El nombre de la librería berlinesa de Frenkel remite al de otra anterior, esta genuinamente francesa, que ha pasado a la historia por su condición de epicentro de la vida literaria parisina durante la primera mitad del siglo XX. Fundada por Adrienne Monnier durante la “otra guerra”, como escribió la librera en Rue de l’Odéon (Gallo Nero), La Maison des Amis des Livres acogió desde sus inicios a muchos de los autores que protagonizaron la edad de las vanguardias, que encontraron en ella y en su colega y amante la norteamericana Sylvia Beach —o también en Gertrude Stein, la llamada “madre del modernismo”— un permanente estímulo gracias a su incansable actividad de editoras, traductoras, mecenas, intermediarias o embajadoras, que en el caso de estas dos últimas se extendía, dada la nacionalidad y su condición de anfitrionas de la Generación Perdida, a las literaturas en lengua inglesa. “Resguardada en sus largas faldas de lana cruda, peinada en corto y de cabeza redonda, la frente tozuda contra toda idiotez y todo esnobismo”, como la evocara Saint-John Perse, Monnier trató de cerca a los principales escritores del periodo, pero su labor al frente de la mítica Casa de la rive gauche no se limitaba al cultivo de las relaciones personales. A propósito de estas, refiere ella que fue uno de los asiduos, el paseante Léon-Paul Fargue, quien acuñó el término potasson para definir una mezcla de gentileza, hedonismo y buen humor que unía a los íntimos —Larbaud, Valéry o el músico Erik Satie— en una luminosa red de complicidades.

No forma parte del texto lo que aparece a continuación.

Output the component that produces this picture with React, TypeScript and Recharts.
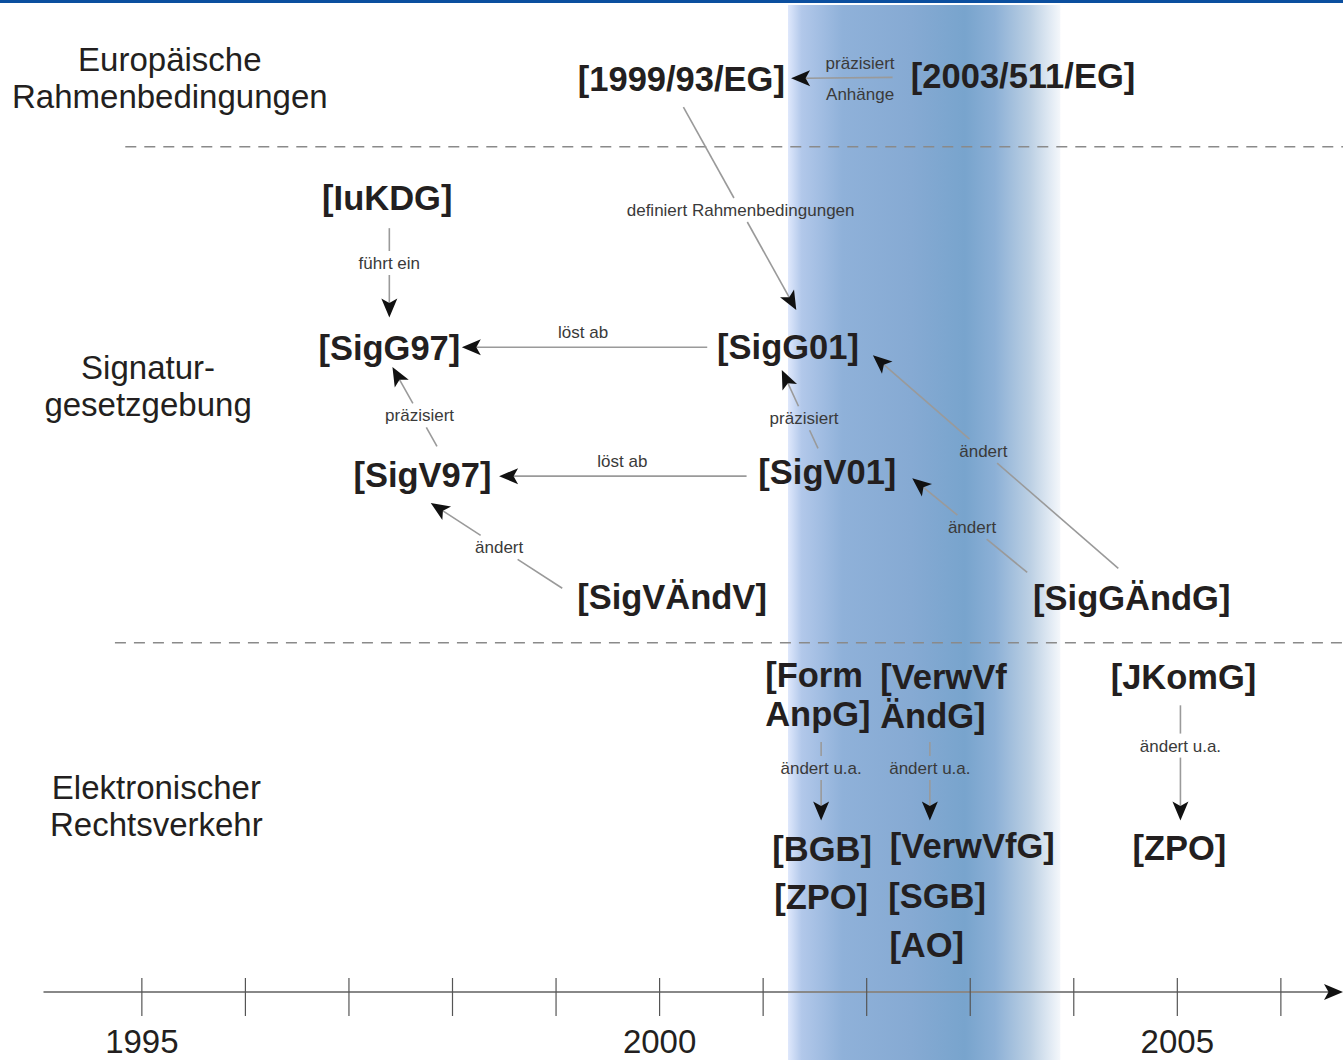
import { ComposedChart, XAxis, YAxis, Scatter, ReferenceArea, ReferenceLine } from 'recharts';

// Zeitachse (Jahre) und Höhe über der Achse (0 = Achse, 100 = oberer Rand)
const X_MIN = 1993.63;
const X_MAX = 2006.6;

const YEARS = [1995, 1996, 1997, 1998, 1999, 2000, 2001, 2002, 2003, 2004, 2005, 2006];
const YEAR_LABELS = [1995, 2000, 2005];

// hervorgehobener Zeitraum
const FOCUS = { from: 2001.24, to: 2003.87 };

const ROWS = [
  { year: 1995.27, level: 92.2, label: 'Europäische\nRahmenbedingungen' },
  { year: 1995.06, level: 61.1, label: 'Signatur-\ngesetzgebung' },
  { year: 1995.14, level: 18.8, label: 'Elektronischer\nRechtsverkehr' },
];

const DIVIDERS = [
  { from: 1994.84, level: 85.2 },
  { from: 1994.74, level: 35.2 },
];

const NODES = [
  { year: 2000.21, level: 92.0, label: '[1999/93/EG]' },
  { year: 2003.51, level: 92.3, label: '[2003/511/EG]' },
  { year: 1997.37, level: 80.0, label: '[IuKDG]' },
  { year: 1997.39, level: 64.9, label: '[SigG97]' },
  { year: 2001.24, level: 65.0, label: '[SigG01]' },
  { year: 1997.71, level: 52.1, label: '[SigV97]' },
  { year: 2001.62, level: 52.4, label: '[SigV01]' },
  { year: 2000.12, level: 39.8, label: '[SigVÄndV]' },
  { year: 2004.56, level: 39.7, label: '[SigGÄndG]' },
  { year: 2001.02, level: 30.0, label: '[Form\nAnpG]' },
  { year: 2002.13, level: 29.8, label: '[VerwVf\nÄndG]' },
  { year: 2005.06, level: 31.8, label: '[JKomG]' },
  { year: 2001.57, level: 14.4, label: '[BGB]' },
  { year: 2001.56, level: 9.6, label: '[ZPO]' },
  { year: 2003.02, level: 14.7, label: '[VerwVfG]' },
  { year: 2002.68, level: 9.7, label: '[SGB]' },
  { year: 2002.58, level: 4.7, label: '[AO]' },
  { year: 2005.02, level: 14.5, label: '[ZPO]' },
];

type Edge = {
  from: [number, number];
  to: [number, number];
  label: string;
  below?: string;
  at: number;
  side: 'on' | 'above';
};

const EDGES: Edge[] = [
  { from: [2002.25, 92.2], to: [2001.27, 92.1], label: 'präzisiert', below: 'Anhänge', at: 0.32, side: 'above' },
  { from: [2000.23, 89.2], to: [2001.32, 68.75], label: 'definiert Rahmenbedingungen', at: 0.507, side: 'on' },
  { from: [1997.39, 77.0], to: [1997.39, 68.0], label: 'führt ein', at: 0.39, side: 'on' },
  { from: [2000.46, 65.0], to: [1998.09, 65.0], label: 'löst ab', at: 0.506, side: 'above' },
  { from: [1997.85, 55.0], to: [1997.42, 63.0], label: 'präzisiert', at: 0.39, side: 'on' },
  { from: [2001.53, 54.8], to: [2001.18, 62.7], label: 'präzisiert', at: 0.385, side: 'on' },
  { from: [2000.84, 52.0], to: [1998.45, 52.0], label: 'löst ab', at: 0.502, side: 'above' },
  { from: [1999.06, 40.7], to: [1997.79, 49.3], label: 'ändert', at: 0.48, side: 'on' },
  { from: [2004.43, 42.7], to: [2002.06, 64.2], label: 'ändert', at: 0.55, side: 'on' },
  { from: [2003.55, 42.3], to: [2002.44, 51.8], label: 'ändert', at: 0.48, side: 'on' },
  { from: [2001.56, 25.2], to: [2001.56, 17.3], label: 'ändert u.a.', at: 0.33, side: 'on' },
  { from: [2002.61, 25.2], to: [2002.61, 17.3], label: 'ändert u.a.', at: 0.33, side: 'on' },
  { from: [2005.03, 28.9], to: [2005.03, 17.3], label: 'ändert u.a.', at: 0.35, side: 'on' },
];

const FONT = '"Liberation Sans", Arial, Helvetica, sans-serif';
const INK = '#231f20';
const NOTE = '#3a3a3a';
const EDGE_GREY = '#9a9a9a';
const NOTE_SIZE = 17;
const LEFT_ALIGNED = new Set(['[Form\nAnpG]', '[VerwVf\nÄndG]']);
const ARROW = { len: 19, half: 8, notch: 4.5 };

function arrowHead(x: number, y: number, ux: number, uy: number, fill = '#111') {
  const nx = -uy;
  const ny = ux;
  const bx = x - ux * ARROW.len;
  const by = y - uy * ARROW.len;
  const pts = [
    [x, y],
    [bx + nx * ARROW.half, by + ny * ARROW.half],
    [x - ux * (ARROW.len - ARROW.notch), y - uy * (ARROW.len - ARROW.notch)],
    [bx - nx * ARROW.half, by - ny * ARROW.half],
  ];
  return <polygon points={pts.map((p) => p.join(',')).join(' ')} fill={fill} />;
}

// Liang-Barsky: which part of the segment lies inside the label box
function clipBox(x: number, y: number, dx: number, dy: number, x0: number, x1: number, y0: number, y1: number) {
  const p = [-dx, dx, -dy, dy];
  const q = [x - x0, x1 - x, y - y0, y1 - y];
  let t0 = 0;
  let t1 = 1;
  for (let i = 0; i < 4; i++) {
    if (p[i] === 0) {
      if (q[i] < 0) return null;
    } else {
      const r = q[i] / p[i];
      if (p[i] < 0) t0 = Math.max(t0, r);
      else t1 = Math.min(t1, r);
    }
  }
  return t0 < t1 ? [t0, t1] : null;
}

function edgeShape(edge: Edge) {
  return (props: any) => {
    const { x1, y1, x2, y2 } = props;
    const dx = x2 - x1;
    const dy = y2 - y1;
    const len = Math.hypot(dx, dy);
    const ux = dx / len;
    const uy = dy / len;
    const lx = x1 + dx * edge.at;
    const ly = y1 + dy * edge.at;
    const stop = 1 - (ARROW.len - ARROW.notch) / len;
    let parts: number[][] = [[0, stop]];
    if (edge.side === 'on') {
      const hw = (edge.label.length * NOTE_SIZE * 0.5) / 2 + 2;
      const gap = clipBox(x1, y1, dx, dy, lx - hw, lx + hw, ly - 12, ly + 12);
      if (gap) parts = [[0, gap[0]], [gap[1], stop]];
    }
    return (
      <g>
        {parts.map(([a, b], i) => (
          <line
            key={i}
            x1={x1 + dx * a}
            y1={y1 + dy * a}
            x2={x1 + dx * b}
            y2={y1 + dy * b}
            stroke={EDGE_GREY}
            strokeWidth={1.6}
          />
        ))}
        {arrowHead(x2, y2, ux, uy)}
        <text
          x={lx}
          y={edge.side === 'on' ? ly + 6 : ly - 9}
          textAnchor="middle"
          fontFamily={FONT}
          fontSize={NOTE_SIZE}
          fill={NOTE}
        >
          {edge.label}
        </text>
        {edge.below && (
          <text x={lx} y={ly + 22} textAnchor="middle" fontFamily={FONT} fontSize={NOTE_SIZE} fill={NOTE}>
            {edge.below}
          </text>
        )}
      </g>
    );
  };
}

function multiline(cx: number, cy: number, label: string, fs: number, lh: number, lift: number, anchor: string, weight: string) {
  const lines = label.split('\n');
  const first = cy - ((lines.length - 1) * lh) / 2 + lift * fs;
  return (
    <text x={cx} y={first} textAnchor={anchor} fontFamily={FONT} fontSize={fs} fontWeight={weight} fill={INK}>
      {lines.map((l, i) => (
        <tspan key={i} x={cx} y={first + i * lh}>
          {l}
        </tspan>
      ))}
    </text>
  );
}

function NodeShape(props: any) {
  const { cx, cy, payload } = props;
  const anchor = LEFT_ALIGNED.has(payload.label) ? 'start' : 'middle';
  return multiline(cx, cy, payload.label, 34.5, 39, 0.35, anchor, 'bold');
}

function RowShape(props: any) {
  const { cx, cy, payload } = props;
  return multiline(cx, cy, payload.label, 33, 37, 0.36, 'middle', 'normal');
}

function YearTick(props: any) {
  const { x, y, payload } = props;
  const year = payload.value;
  return (
    <g>
      <line x1={x} x2={x} y1={y - 14} y2={y + 24} stroke="#555" strokeWidth={1.2} />
      {YEAR_LABELS.includes(year) && (
        <text x={x} y={y + 61} textAnchor="middle" fontFamily={FONT} fontSize={33} fill={INK}>
          {year}
        </text>
      )}
    </g>
  );
}

function AxisShape(props: any) {
  const { x1, y1, x2, y2 } = props;
  return (
    <g>
      <line x1={x1} y1={y1} x2={x2 - 8} y2={y2} stroke="#888" strokeWidth={2.2} />
      {arrowHead(x2, y2, 1, 0, '#111')}
    </g>
  );
}

export default function App() {
  return (
    <div style={{ position: 'absolute', left: 0, top: 0, width: 1343, height: 1060, background: '#fff', overflow: 'hidden' }}>
      <div style={{ position: 'absolute', left: 0, top: 0, width: 1343, height: 3, background: '#0b4f9f' }} />
      <ComposedChart width={1343} height={1060} margin={{ top: 0, right: 0, bottom: 0, left: 0 }}>
        <defs>
          <linearGradient id="focusBand" x1="0" y1="0" x2="1" y2="0">
            <stop offset="0%" stopColor="#dfe8fc" />
            <stop offset="5%" stopColor="#b2c8ea" />
            <stop offset="20%" stopColor="#8fb1d9" />
            <stop offset="45%" stopColor="#86aad3" />
            <stop offset="65%" stopColor="#78a4cd" />
            <stop offset="76%" stopColor="#8cb0d6" />
            <stop offset="89%" stopColor="#bcd0e4" />
            <stop offset="100%" stopColor="#f4f7fb" />
          </linearGradient>
        </defs>
        <XAxis
          type="number"
          dataKey="year"
          domain={[X_MIN, X_MAX]}
          ticks={YEARS}
          interval={0}
          height={68}
          tick={<YearTick />}
          tickLine={false}
          axisLine={false}
          tickSize={0}
          tickMargin={0}
          allowDataOverflow
        />
        <YAxis type="number" dataKey="level" domain={[0, 100]} hide allowDataOverflow />
        <ReferenceArea
          x1={FOCUS.from}
          x2={FOCUS.to}
          y1={-6.85}
          y2={99.5}
          ifOverflow="visible"
          fill="url(#focusBand)"
          fillOpacity={1}
          stroke="none"
        />
        {DIVIDERS.map((d, i) => (
          <ReferenceLine
            key={`d${i}`}
            segment={[
              { x: d.from, y: d.level },
              { x: X_MAX, y: d.level },
            ]}
            stroke="#8a8a8a"
            strokeWidth={1.5}
            strokeDasharray="11 8"
            ifOverflow="visible"
          />
        ))}
        <ReferenceLine
          segment={[
            { x: 1994.05, y: 0 },
            { x: X_MAX, y: 0 },
          ]}
          ifOverflow="visible"
          shape={AxisShape}
        />
        {EDGES.map((e, i) => (
          <ReferenceLine
            key={`e${i}`}
            segment={[
              { x: e.from[0], y: e.from[1] },
              { x: e.to[0], y: e.to[1] },
            ]}
            ifOverflow="visible"
            shape={edgeShape(e)}
          />
        ))}
        <Scatter data={ROWS} dataKey="level" shape={RowShape} isAnimationActive={false} />
        <Scatter data={NODES} dataKey="level" shape={NodeShape} isAnimationActive={false} />
      </ComposedChart>
    </div>
  );
}
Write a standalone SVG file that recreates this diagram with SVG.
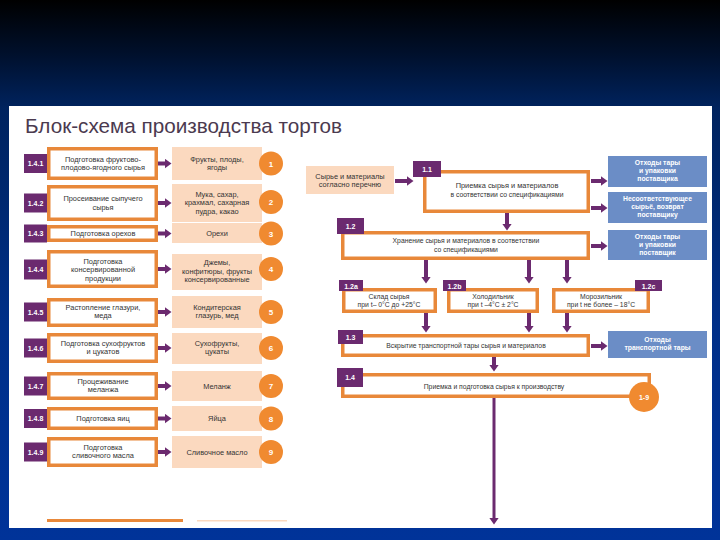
<svg xmlns="http://www.w3.org/2000/svg" width="720" height="540" viewBox="0 0 720 540">
<defs>
<linearGradient id="bg" x1="0" y1="0" x2="0" y2="1">
<stop offset="0" stop-color="#000000"/>
<stop offset="0.1" stop-color="#00102c"/>
<stop offset="0.2" stop-color="#00235e"/>
<stop offset="0.6" stop-color="#002f88"/>
<stop offset="1" stop-color="#003399"/>
</linearGradient>
<marker id="ah" viewBox="0 0 7 10" refX="0.5" refY="5" markerWidth="7" markerHeight="10" markerUnits="userSpaceOnUse" orient="auto">
<path d="M0,0 L7,5 L0,10 Z" fill="#6b2a6f"/>
</marker>
<style>
.ob{fill:#fff;stroke:#e8883a;stroke-width:3.5}
.pk{fill:#fbd9bf}
.bl{fill:#6b8dc6}
.lb{fill:#6b2a6f}
.ci{fill:#f08a30}
.t{font-family:"Liberation Sans",Arial,sans-serif;font-size:7.4px;fill:#333;text-anchor:middle}
.ts{font-family:"Liberation Sans",Arial,sans-serif;font-size:6.8px;fill:#333;text-anchor:middle}
.lt{font-family:"Liberation Sans",Arial,sans-serif;font-size:7px;font-weight:bold;fill:#fff;text-anchor:middle}
.bt{font-family:"Liberation Sans",Arial,sans-serif;font-size:6.8px;font-weight:bold;fill:#fff;text-anchor:middle}
.nt{font-family:"Liberation Sans",Arial,sans-serif;font-size:8px;font-weight:bold;fill:#fff;text-anchor:middle}
.c{stroke:#6b2a6f;stroke-width:4;fill:none;marker-end:url(#ah)}
.cl{stroke:#6b2a6f;stroke-width:3;fill:none;marker-end:url(#ah)}
</style>
</defs>
<rect x="0" y="0" width="720" height="540" fill="url(#bg)"/>
<rect x="9" y="106" width="703" height="422" fill="#ffffff"/>
<text x="25" y="133" font-family="'Liberation Sans Narrow','Liberation Sans',Arial,sans-serif" font-size="21" fill="#4b3a4f" textLength="317" lengthAdjust="spacingAndGlyphs">Блок-схема производства тортов</text>

<g id="connectors">
<path class="c" d="M158,163.5 H165"/>
<path class="c" d="M158,203 H165"/>
<path class="c" d="M158,233.5 H165"/>
<path class="c" d="M158,269 H165"/>
<path class="c" d="M158,312 H165"/>
<path class="c" d="M158,348 H165"/>
<path class="c" d="M158,386 H165"/>
<path class="c" d="M158,418.5 H165"/>
<path class="c" d="M158,452 H165"/>
<path class="c" d="M395,181 H407"/>
<path class="c" d="M591,181 H601"/>
<path class="c" d="M591,208 H601"/>
<path class="c" d="M507,213 V224"/>
<path class="c" d="M591,246 H601"/>
<path class="c" d="M426,259 V277"/>
<path class="c" d="M529,259 V277"/>
<path class="c" d="M567,259 V277"/>
<path class="c" d="M426,313 V326"/>
<path class="c" d="M529,313 V326"/>
<path class="c" d="M567,313 V326"/>
<path class="c" d="M591,346 H601"/>
<path class="c" d="M494,357 V365"/>
<path class="cl" d="M494,398 V518"/>
</g>

<g id="n141"><rect class="ob" x="48.75" y="148.75" width="107.5" height="29.5"/><rect class="lb" x="24" y="154" width="23" height="19"/><text class="lt" x="35.5" y="166">1.4.1</text><text class="t" x="103"><tspan x="103" y="161.5">Подготовка фруктово-</tspan><tspan x="103" y="170">плодово-ягодного сырья</tspan></text></g>
<g id="p1"><rect class="pk" x="172" y="147" width="90" height="33"/><text class="t"><tspan x="217" y="161.5">Фрукты, плоды,</tspan><tspan x="217" y="170">ягоды</tspan></text><circle class="ci" cx="271" cy="163.5" r="12"/><text class="nt" x="271" y="166.5">1</text></g>

<g id="n142"><rect class="ob" x="48.75" y="186.75" width="107.5" height="32.5"/><rect class="lb" x="24" y="193.5" width="23" height="19"/><text class="lt" x="35.5" y="205.5">1.4.2</text><text class="t"><tspan x="103" y="201">Просеивание сыпучего</tspan><tspan x="103" y="209.5">сырья</tspan></text></g>
<g id="p2"><rect class="pk" x="172" y="184" width="90" height="38"/><text class="t"><tspan x="217" y="196.5">Мука, сахар,</tspan><tspan x="217" y="205">крахмал, сахарная</tspan><tspan x="217" y="213.5">пудра, какао</tspan></text><circle class="ci" cx="271" cy="202" r="12"/><text class="nt" x="271" y="205">2</text></g>

<g id="n143"><rect class="ob" x="48.75" y="226.75" width="107.5" height="13.5"/><rect class="lb" x="24" y="224.5" width="23" height="18"/><text class="lt" x="35.5" y="236">1.4.3</text><text class="t" x="103" y="236">Подготовка орехов</text></g>
<g id="p3"><rect class="pk" x="172" y="223" width="90" height="20"/><text class="t" x="217" y="236">Орехи</text><circle class="ci" cx="271" cy="233.5" r="12"/><text class="nt" x="271" y="236.5">3</text></g>

<g id="n144"><rect class="ob" x="48.75" y="251.75" width="107.5" height="34.5"/><rect class="lb" x="24" y="259.5" width="23" height="20"/><text class="lt" x="35.5" y="272">1.4.4</text><text class="t"><tspan x="103" y="263.5">Подготовка</tspan><tspan x="103" y="272">консервированной</tspan><tspan x="103" y="280.5">продукции</tspan></text></g>
<g id="p4"><rect class="pk" x="172" y="254" width="90" height="36"/><text class="t"><tspan x="217" y="265">Джемы,</tspan><tspan x="217" y="273.5">конфитюры, фрукты</tspan><tspan x="217" y="282">консервированные</tspan></text><circle class="ci" cx="271" cy="269" r="12"/><text class="nt" x="271" y="272">4</text></g>

<g id="n145"><rect class="ob" x="48.75" y="299.75" width="107.5" height="25.5"/><rect class="lb" x="24" y="302.5" width="23" height="19"/><text class="lt" x="35.5" y="314.5">1.4.5</text><text class="t"><tspan x="103" y="309.5">Растопление глазури,</tspan><tspan x="103" y="318">меда</tspan></text></g>
<g id="p5"><rect class="pk" x="172" y="296" width="90" height="32"/><text class="t"><tspan x="217" y="309.5">Кондитерская</tspan><tspan x="217" y="318">глазурь, мед</tspan></text><circle class="ci" cx="271" cy="312" r="12"/><text class="nt" x="271" y="315">5</text></g>

<g id="n146"><rect class="ob" x="48.75" y="334.75" width="107.5" height="26.5"/><rect class="lb" x="24" y="338.5" width="23" height="19"/><text class="lt" x="35.5" y="350.5">1.4.6</text><text class="t"><tspan x="103" y="345.5">Подготовка сухофруктов</tspan><tspan x="103" y="354">и цукатов</tspan></text></g>
<g id="p6"><rect class="pk" x="172" y="333" width="90" height="31"/><text class="t"><tspan x="217" y="345.5">Сухофрукты,</tspan><tspan x="217" y="354">цукаты</tspan></text><circle class="ci" cx="271" cy="348" r="12"/><text class="nt" x="271" y="351">6</text></g>

<g id="n147"><rect class="ob" x="48.75" y="373.75" width="107.5" height="24.5"/><rect class="lb" x="24" y="376.5" width="23" height="19"/><text class="lt" x="35.5" y="388.5">1.4.7</text><text class="t"><tspan x="103" y="383.5">Процеживание</tspan><tspan x="103" y="392">меланжа</tspan></text></g>
<g id="p7"><rect class="pk" x="172" y="371" width="90" height="30"/><text class="t" x="217" y="388.5">Меланж</text><circle class="ci" cx="271" cy="386" r="12"/><text class="nt" x="271" y="389">7</text></g>

<g id="n148"><rect class="ob" x="48.75" y="408.75" width="107.5" height="19.5"/><rect class="lb" x="24" y="409" width="23" height="19"/><text class="lt" x="35.5" y="421">1.4.8</text><text class="t" x="103" y="421">Подготовка яиц</text></g>
<g id="p8"><rect class="pk" x="172" y="406" width="90" height="25"/><text class="t" x="217" y="421">Яйца</text><circle class="ci" cx="271" cy="418.5" r="12"/><text class="nt" x="271" y="421.5">8</text></g>

<g id="n149"><rect class="ob" x="48.75" y="438.75" width="107.5" height="26.5"/><rect class="lb" x="24" y="442.5" width="23" height="19"/><text class="lt" x="35.5" y="454.5">1.4.9</text><text class="t"><tspan x="103" y="449.5">Подготовка</tspan><tspan x="103" y="458">сливочного масла</tspan></text></g>
<g id="p9"><rect class="pk" x="172" y="436" width="90" height="32"/><text class="t" x="217" y="454.5">Сливочное масло</text><circle class="ci" cx="271" cy="452" r="12"/><text class="nt" x="271" y="455">9</text></g>

<g id="footer"><rect x="47" y="519" width="136" height="3" fill="#e8883a"/><rect x="197" y="520" width="90" height="1.5" fill="#fbd9bf"/></g>

<g id="input"><rect class="pk" x="306" y="166" width="88" height="28"/><text class="t"><tspan x="350" y="178.5">Сырье и материалы</tspan><tspan x="350" y="187">согласно перечню</tspan></text></g>

<g id="n11"><rect class="ob" x="424.75" y="171.75" width="163.5" height="39.5"/><rect class="lb" x="413" y="161" width="28" height="16"/><text class="lt" x="427" y="172">1.1</text><text class="t" x="507" y="188">Приемка сырья и материалов</text><text class="ts" x="507" y="196.5">в соответствии со спецификациями</text></g>

<g id="wA"><rect class="bl" x="608" y="156" width="99" height="31"/><text class="bt"><tspan x="657.5" y="165">Отходы тары</tspan><tspan x="657.5" y="173">и упаковки</tspan><tspan x="657.5" y="181">поставщика</tspan></text></g>
<g id="wB"><rect class="bl" x="608" y="192" width="99" height="31"/><text class="bt"><tspan x="657.5" y="201">Несоответствующее</tspan><tspan x="657.5" y="209">сырьё, возврат</tspan><tspan x="657.5" y="217">поставщику</tspan></text></g>

<g id="n12"><rect class="ob" x="342.75" y="232.75" width="245.5" height="25.5"/><rect class="lb" x="337" y="218" width="27" height="16"/><text class="lt" x="350.5" y="229">1.2</text><text class="ts"><tspan x="466" y="243">Хранение сырья и материалов в соответствии</tspan><tspan x="466" y="251.5">со спецификациями</tspan></text></g>
<g id="wC"><rect class="bl" x="608" y="230" width="99" height="30"/><text class="bt"><tspan x="657.5" y="239">Отходы тары</tspan><tspan x="657.5" y="247">и упаковки</tspan><tspan x="657.5" y="255">поставщик</tspan></text></g>

<g id="n12a"><rect class="ob" x="343.75" y="289.75" width="91.5" height="21.5"/><rect class="lb" x="339" y="280" width="24" height="11"/><text class="lt" x="351" y="288.5">1.2a</text><text class="ts"><tspan x="389" y="299">Склад сырья</tspan><tspan x="389" y="307">при t– 0°C до +25°C</tspan></text></g>
<g id="n12b"><rect class="ob" x="448.75" y="289.75" width="88.5" height="21.5"/><rect class="lb" x="443" y="280" width="23" height="11"/><text class="lt" x="454.5" y="288.5">1.2b</text><text class="ts"><tspan x="493" y="299">Холодильник</tspan><tspan x="493" y="307">при t –4°C ± 2°C</tspan></text></g>
<g id="n12c"><rect class="ob" x="553.75" y="289.75" width="94.5" height="21.5"/><rect class="lb" x="635" y="280" width="27" height="11"/><text class="lt" x="648.5" y="288.5">1.2c</text><text class="ts"><tspan x="601" y="299">Морозильник</tspan><tspan x="601" y="307">при t не более – 18°C</tspan></text></g>

<g id="n13"><rect class="ob" x="342.75" y="335.75" width="245.5" height="19.5"/><rect class="lb" x="338" y="330" width="25" height="14"/><text class="lt" x="350.5" y="339.5">1.3</text><text class="ts" x="466" y="348">Вскрытие транспортной тары сырья и материалов</text></g>
<g id="wD"><rect class="bl" x="608" y="331" width="99" height="27"/><text class="bt"><tspan x="657.5" y="342">Отходы</tspan><tspan x="657.5" y="350">транспортной тары</tspan></text></g>

<g id="n14"><rect class="ob" x="342.75" y="374.75" width="306.5" height="21.5"/><rect class="lb" x="337" y="368" width="26" height="19"/><text class="lt" x="350" y="380">1.4</text><text class="ts" x="494" y="389">Приемка и подготовка сырья к производству</text><circle class="ci" cx="644" cy="397" r="15"/><text class="lt" x="644" y="399.5">1-9</text></g>
</svg>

La propia Beach hizo en Shakespeare & Company (Ariel) el recuento del itinerario de su establecimiento homónimo, fundado en 1919 cuando la estudiante de literatura, cuyo primer proyecto había sido abrir una librería francesa en Nueva York, decidió, asesorada por Monnier, probar con una librería norteamericana en París, que tras inaugurarse en otro local se trasladó a la misma rue de l’Odéon donde atendía su compañera. La “joven y valiente yanqui”, en palabras de Joyce, tuvo el honor de ser la primera editora del Ulises (1922) —aquella se ocuparía de encargar la no menos laboriosa versión francesa—, una empresa titánica que afrontó no sólo con coraje, pues la novela había sido reiteradamente rechazada por compleja, obscena e impublicable, sino también con tenacidad y paciencia sobrehumanas. En los comienzos de la Ocupación, Beach todavía pudo mantener abierta su librería, pero según recuerda en sus memorias fue la negativa a vender su único ejemplar de Finnegans Wake, la indescifrable obra postrera del irlandés, a un oficial alemán que lo había visto en el escaparate, lo que precipitó el cierre en 1941, así como su posterior deportación a un campo de internamiento —ya convertida en “enemiga extranjera”— del que pudo salir a los seis meses. Monnier la acogería en su casa y ambas cuentan cómo en el 44 recibieron entusiasmadas a Hemingway de uniforme, que había acudido a liberar a sus amigas antes de encaminarse a hacer lo propio con el bar del Ritz.